Что же касается самих «еретиков», то они, как явствует из послания Геннадия к Иоасафу, никогда не сознавались в ереси и под клятвой утверждали, что они православные христиане (т. е. правильно славящие Триединого Бога Отца, Бога Сына и Бога–Святого Духа — таково изначальное значение слова «православие», родившегося в ходе христологических споров в IV веке). Очевидно, их стойкость и уверенность была основана на том, что они действительно были православными христианами в изначальном смысле этого слова, т. е. правильно славящими, правильно понимающими (как это было сформулировано на Никейском соборе) Божественную природу Иисуса Христа. Это подтверждается и тем, что Геннадий, в том же послании к Иоасафу отмечает, что еретики «образу Господа нашего Иисуса Христа и пречистыя Матери Его наругалися». В дополнение к ранним обвинениям Волоцкого в чистом иудаизме Геннадий обвиняет их еще и в «маркианской и мессалианской» ереси, хотя ни единого раза не упоминает, в чем же он увидел у еретиков характерные догматические черты этих ересей. Маркианство ведет свое начало от Маркелла, епископа Анкирского (около середины IV века), который учил о единосущии Сына Божьего с Богом Отцом, допускавшем совершенное их слияние. По учению Маркелла, Сын Божий не отличен от Бога Отца (так же и в савелианстве); Он всегда был в Отце как Его вечная премудрость и не имел отдельного от Него бытия. Мессалиане же предстают явными дуалистами, считавшими все материальное злым (как то делали некогда гностики), что и составляет главную сущность их учения. Это второе обвинение оказывается совершенно неуместно притянутым к разбираемой нами ереси, особенно если смотреть на догматическую сторону вопроса. Жидовствующие никогда не считали материальный мир злым, и их можно было менее всего обвинять в дуализме (взять, к примеру, их, хотя и не систематически изложенное, учение о психосоматическом единстве человека). Но то, что Геннадий обвиняет еретиков в мессалианстве, проливает свет на его логику и помогает нам проследить ход его мыслей. Мессалиане, в силу своего отрицательного отношения ко всему материальному, отрицали церковно–обрядовую пышность. То же самое делали и новгородско–московские еретики, но уже из совершенно иных предпосылок. Это, однако, не мешает Геннадию по чисто внешнему сходству идентифицировать их как мессалиан.
Подобным же образом формируется и обвинение в маркианстве, что достаточно легко проследить в его трудах.
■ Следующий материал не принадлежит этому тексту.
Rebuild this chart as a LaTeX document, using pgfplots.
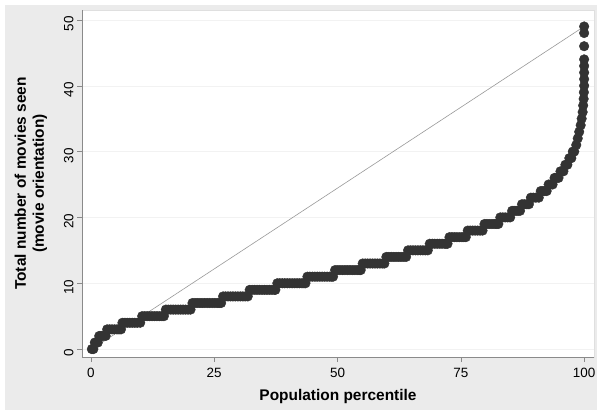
\documentclass[border=0pt]{standalone}
\usepackage{pgfplots}
\pgfplotsset{compat=1.18}
\usepackage{fontspec}
\setmainfont{Liberation Sans}
\definecolor{bggray}{HTML}{EBEBEB}
\definecolor{dots}{HTML}{333333}
\definecolor{axgray}{HTML}{8A8A8A}

\begin{document}
\begin{tikzpicture}[x=1bp,y=1bp]
% page background: thin white margin, light grey panel
\fill[white] (-82,-58) rectangle (520,357);
\fill[bggray] (-77,-53) rectangle (515,352);
\begin{axis}[
  at={(0,0)}, anchor=south west,
  width=512bp, height=347bp, scale only axis,
  xmin=-1.8, xmax=102, ymin=-1.2, ymax=51.5,
  axis x line*=bottom, axis y line*=left,
  axis line style={draw=axgray},
  axis background/.style={fill=white, draw=gray!25},
  xtick={0,25,50,75,100}, ytick={0,10,20,30,40,50},
  tick align=outside, major tick length=5bp,
  tick style={axgray},
  ymajorgrids, major grid style={gray!10},
  ticklabel style={font=\fontsize{13.5}{15}\selectfont},
  /pgf/number format/assume math mode=true,
  xticklabel style={yshift=-3bp},
  yticklabel style={rotate=90, anchor=south, xshift=-4bp},
  xlabel={\textbf{Population percentile}},
  ylabel={\textbf{Total number of movies seen}\\\textbf{(movie orientation)}},
  label style={font=\fontsize{15.5}{18}\selectfont, align=center},
  xlabel style={at={(axis description cs:0.5,-0.115)}, anchor=center},
  ylabel style={at={(axis description cs:-0.1,0.5)}, anchor=center},
  clip=false,
]
% quantile points (sorted values against percentile)
\addplot[only marks, mark=*, mark size=4.8bp, dots, mark options={draw=dots, fill=dots}] coordinates {
  (0.2,0) (0.5,0)
  (0.8,1) (1.1,1) (1.4,1)
  (1.7,2) (2.1,2) (2.5,2) (3.0,2)
  (3.3,3) (3.8,3) (4.3,3) (4.8,3) (5.3,3) (5.7,3) (6.1,3)
  (6.4,4) (6.9,4) (7.4,4) (7.9,4) (8.4,4) (8.9,4) (9.4,4) (10.0,4)
  (10.4,5) (10.9,5) (11.4,5) (11.9,5) (12.4,5) (12.9,5) (13.4,5) (13.9,5) (14.4,5) (14.8,5)
  (15.2,6) (15.7,6) (16.2,6) (16.7,6) (17.2,6) (17.7,6) (18.2,6) (18.7,6) (19.2,6) (19.7,6) (20.2,6)
  (20.6,7) (21.1,7) (21.6,7) (22.1,7) (22.6,7) (23.1,7) (23.6,7) (24.1,7) (24.6,7) (25.1,7) (25.6,7) (26.0,7) (26.4,7)
  (26.8,8) (27.3,8) (27.8,8) (28.3,8) (28.8,8) (29.3,8) (29.8,8) (30.3,8) (30.8,8) (31.3,8) (31.8,8)
  (32.2,9) (32.7,9) (33.2,9) (33.7,9) (34.2,9) (34.7,9) (35.2,9) (35.7,9) (36.2,9) (36.7,9) (37.2,9) (37.4,9)
  (37.8,10) (38.3,10) (38.8,10) (39.3,10) (39.8,10) (40.3,10) (40.8,10) (41.3,10) (41.8,10) (42.3,10) (42.8,10) (43.2,10) (43.5,10)
  (43.9,11) (44.4,11) (44.9,11) (45.4,11) (45.9,11) (46.4,11) (46.9,11) (47.4,11) (47.9,11) (48.4,11) (48.8,11) (49.1,11)
  (49.5,12) (50.0,12) (50.5,12) (51.0,12) (51.5,12) (52.0,12) (52.5,12) (53.0,12) (53.5,12) (54.0,12) (54.4,12) (54.7,12)
  (55.1,13) (55.6,13) (56.1,13) (56.6,13) (57.1,13) (57.6,13) (58.1,13) (58.6,13) (59.1,13) (59.5,13)
  (59.9,14) (60.4,14) (60.9,14) (61.4,14) (61.9,14) (62.4,14) (62.9,14) (63.4,14) (63.9,14)
  (64.3,15) (64.8,15) (65.3,15) (65.8,15) (66.3,15) (66.8,15) (67.3,15) (67.8,15) (68.3,15)
  (68.7,16) (69.2,16) (69.7,16) (70.2,16) (70.7,16) (71.2,16) (71.7,16) (72.0,16) (72.3,16)
  (72.7,17) (73.2,17) (73.7,17) (74.2,17) (74.7,17) (75.2,17) (75.6,17) (76.0,17)
  (76.4,18) (76.9,18) (77.4,18) (77.9,18) (78.4,18) (78.9,18) (79.4,18)
  (79.8,19) (80.3,19) (80.8,19) (81.3,19) (81.8,19) (82.2,19) (82.6,19)
  (83.0,20) (83.5,20) (84.0,20) (84.5,20) (85.0,20)
  (85.4,21) (85.8,21) (86.2,21) (86.6,21) (87.0,21)
  (87.4,22) (87.9,22) (88.4,22) (88.8,22)
  (89.2,23) (89.7,23) (90.2,23) (90.8,23)
  (91.2,24) (91.6,24) (92.0,24) (92.4,24)
  (92.8,25) (93.2,25) (93.6,25)
  (94.0,26) (94.4,26) (94.8,26)
  (95.2,27) (95.5,27) (95.8,27)
  (96.2,28) (96.6,28)
  (97.0,29) (97.4,29)
  (97.7,30) (98.0,30)
  (98.4,31) (98.7,32) (99.0,33) (99.3,34) (99.5,35) (99.7,36)
  (99.8,37) (99.9,38) (99.95,39) (100,40) (100,41) (100,42) (100,43) (100,44)
  (100,46) (100,48) (100,49)
};
% reference line from first to last quantile
\addplot[gray!80, line width=0.6pt] coordinates {(0.2,0) (100,49)};
\end{axis}
\end{tikzpicture}
\end{document}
Так как маркиане в силу своих воззрений не принимали и не могли принять зримых изображений Божества, что было внешним проявлением их доктрины, которую они, конечно же, не скрывали, то Геннадий (сознательно или бессознательно) по этой внешней стороне идентифицирует новгородских еретиков с маркианами.
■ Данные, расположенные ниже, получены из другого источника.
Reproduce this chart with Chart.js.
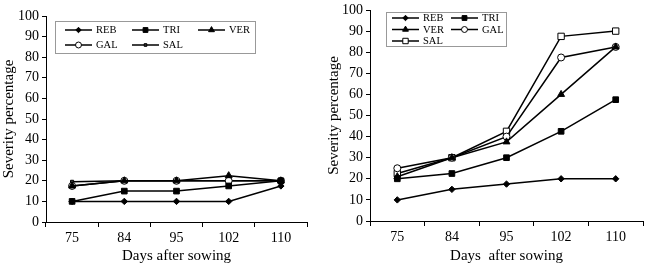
<!DOCTYPE html>
<html>
<head>
<meta charset="utf-8">
<script src="https://cdn.jsdelivr.net/npm/chart.js@4/dist/chart.umd.min.js"></script>
<style>
  html, body { margin: 0; padding: 0; background: #fff; }
  .box { position: absolute; top: 0; width: 325px; height: 276px; }
</style>
</head>
<body>
<div class="box" style="left:0"><canvas id="chartLeft"></canvas></div>
<div class="box" style="left:325px"><canvas id="chartRight"></canvas></div>
<script>
// x categories (days after sowing)
const days = ['75', '84', '95', '102', '110'];
const names = ['REB', 'TRI', 'VER', 'GAL', 'SAL'];

// left panel
const leftREB = [10, 10, 10, 10, 17.5];
const leftTRI = [10, 15, 15, 17.5, 20];
const leftVER = [17.5, 20, 20, 22.5, 20];
const leftGAL = [17.5, 20, 20, 20, 20];
const leftSAL = [19.5, 20, 20, 20, 20];

// right panel
const rightREB = [10, 15, 17.5, 20, 20];
const rightTRI = [20, 22.5, 30, 42.5, 57.5];
const rightVER = [21, 30, 37.5, 60, 82.5];
const rightGAL = [25, 30, 40, 77.5, 82.5];
const rightSAL = [22.5, 30, 42.5, 87.5, 90];

const yTicks = [0, 10, 20, 30, 40, 50, 60, 70, 80, 90, 100];

const serif = 'Liberation Serif, Times New Roman, serif';

// marker looks per series
function markerStyles(salOpen) {
    return [
        { pointStyle: 'rectRot', pointRadius: 3.2, pointBackgroundColor: '#000' },
        { pointStyle: 'rect', pointRadius: 4, pointBackgroundColor: '#000' },
        { pointStyle: 'triangle', pointRadius: 4, pointBackgroundColor: '#000' },
        { pointStyle: 'circle', pointRadius: 3.5, pointBackgroundColor: '#fff' },
        salOpen
            ? { pointStyle: 'rect', pointRadius: 4.5, pointBackgroundColor: '#fff' }
            : { pointStyle: 'rect', pointRadius: 2.2, pointBackgroundColor: '#333' }
    ];
}

function makeDatasets(values, salOpen) {
    const st = markerStyles(salOpen);
    return values.map(function(v, i) {
        return Object.assign({
            label: names[i],
            data: v,
            borderColor: '#000',
            borderWidth: 1.5,
            pointBorderColor: '#000',
            pointBorderWidth: 1,
            tension: 0,
            clip: false
        }, st[i]);
    });
}

// legend box drawn inside the plot, reads labels/markers from the datasets
const boxLegend = {
    id: 'boxLegend',
    afterDraw(chart, args, opts) {
        const ctx = chart.ctx;
        ctx.save();
        ctx.strokeStyle = '#999';
        ctx.lineWidth = 1;
        ctx.strokeRect(opts.x + 0.5, opts.y + 0.5, opts.w, opts.h);
        ctx.font = '10.5px ' + serif;
        ctx.textBaseline = 'middle';
        ctx.fillStyle = '#000';
        chart.data.datasets.forEach(function(ds, i) {
            const col = i % opts.cols;
            const row = Math.floor(i / opts.cols);
            const lx = opts.colX[col];
            const ly = opts.rowY[row];
            ctx.strokeStyle = '#000';
            ctx.lineWidth = 1.5;
            ctx.beginPath();
            ctx.moveTo(lx, ly);
            ctx.lineTo(lx + 27, ly);
            ctx.stroke();
            ctx.fillStyle = ds.pointBackgroundColor;
            ctx.lineWidth = 1;
            Chart.helpers.drawPoint(ctx, {
                pointStyle: ds.pointStyle,
                radius: ds.pointRadius * 0.85,
                rotation: 0,
                borderWidth: 1
            }, lx + 13.5, ly);
            ctx.fillStyle = '#000';
            ctx.fillText(ds.label, lx + 31, ly + 0.5);
        });
        ctx.restore();
    }
};

function makeConfig(values, salOpen, pad, yWidth, xHeight, xTitle, legendOpts) {
    return {
        type: 'line',
        data: { labels: days, datasets: makeDatasets(values, salOpen) },
        plugins: [boxLegend],
        options: {
            responsive: false,
            animation: false,
            layout: { padding: pad },
            plugins: {
                legend: { display: false },
                tooltip: { enabled: false },
                boxLegend: legendOpts
            },
            scales: {
                x: {
                    offset: true,
                    grid: {
                        offset: true,
                        drawOnChartArea: false,
                        drawTicks: true,
                        tickLength: 5,
                        color: '#000'
                    },
                    border: { display: true, color: '#000', width: 1 },
                    ticks: { color: '#000', padding: 3, font: { family: serif, size: 14 } },
                    title: {
                        display: true,
                        text: xTitle,
                        color: '#000',
                        font: { family: serif, size: 15 },
                        padding: { top: 0, bottom: 11 }
                    },
                    afterFit: function(scale) { scale.height = xHeight; }
                },
                y: {
                    min: 0,
                    max: 100,
                    afterBuildTicks: function(scale) {
                        scale.ticks = yTicks.map(function(v) { return { value: v }; });
                    },
                    grid: {
                        drawOnChartArea: false,
                        drawTicks: true,
                        tickLength: 4,
                        color: '#000'
                    },
                    border: { display: true, color: '#000', width: 1 },
                    ticks: { color: '#000', padding: 3, font: { family: serif, size: 14, lineHeight: 1 } },
                    title: {
                        display: true,
                        text: 'Severity percentage',
                        color: '#000',
                        font: { family: serif, size: 15 },
                        padding: 0
                    },
                    afterFit: function(scale) { scale.width = yWidth; }
                }
            }
        }
    };
}

function setSize(canvas) {
    canvas.width = canvas.parentElement.clientWidth;
    canvas.height = canvas.parentElement.clientHeight;
}

var c1 = document.getElementById('chartLeft');
setSize(c1);
new Chart(c1, makeConfig(
    [leftREB, leftTRI, leftVER, leftGAL, leftSAL], false,
    { left: 0, right: 18, top: 16, bottom: 0 }, 46, 54, 'Days after sowing',
    { x: 55, y: 21, w: 200, h: 32, cols: 3, colX: [65, 132, 198], rowY: [30, 45] }
));

var c2 = document.getElementById('chartRight');
setSize(c2);
new Chart(c2, makeConfig(
    [rightREB, rightTRI, rightVER, rightGAL, rightSAL], true,
    { left: 0, right: 7, top: 7, bottom: 0 }, 45, 55, 'Days  after sowing',
    { x: 61, y: 12, w: 120, h: 34, cols: 2, colX: [67, 126], rowY: [18, 29.5, 41] }
));
</script>
</body>
</html>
Что же касается обвинений еретиков в жидовстве, выдвинутых со стороны Геннадия, то при такой его методологии это обвинение было самым логичным, если учитывать их обращенность к Ветхому Завету, к Декалогу и в особенности к соблюдению субботы.
То, что подобной же логикой руководствовался и Иосиф, явствует хотя бы из его далеко идущих выводов, сделанных им из того, что Иван III сбрил бороду: «Чего ради закону Божию не повинуешься и супротивная твориши? Проклятую бритву накладаеши на браду… православную веру держа, побежавши ю зловерием, латынскаа мудрствуя»[62]. Также чисто по внешним, а не по догматическим признакам, укорял митрополит Филипп в 1471 году новгородцев в том, что они хотят «ввести мятеж велик и расколу в святой Божьей церкви, да оставя православную и великую страну, да приступиити к Латыном»[63]. Название «жидовская вера» у нас относили и к папистам, а латинскую литургию, совершаемую на опресноках, прямо называли жидовскою[64].
При таком подходе заработать прозвище «жидовствующих» ничего не стоило.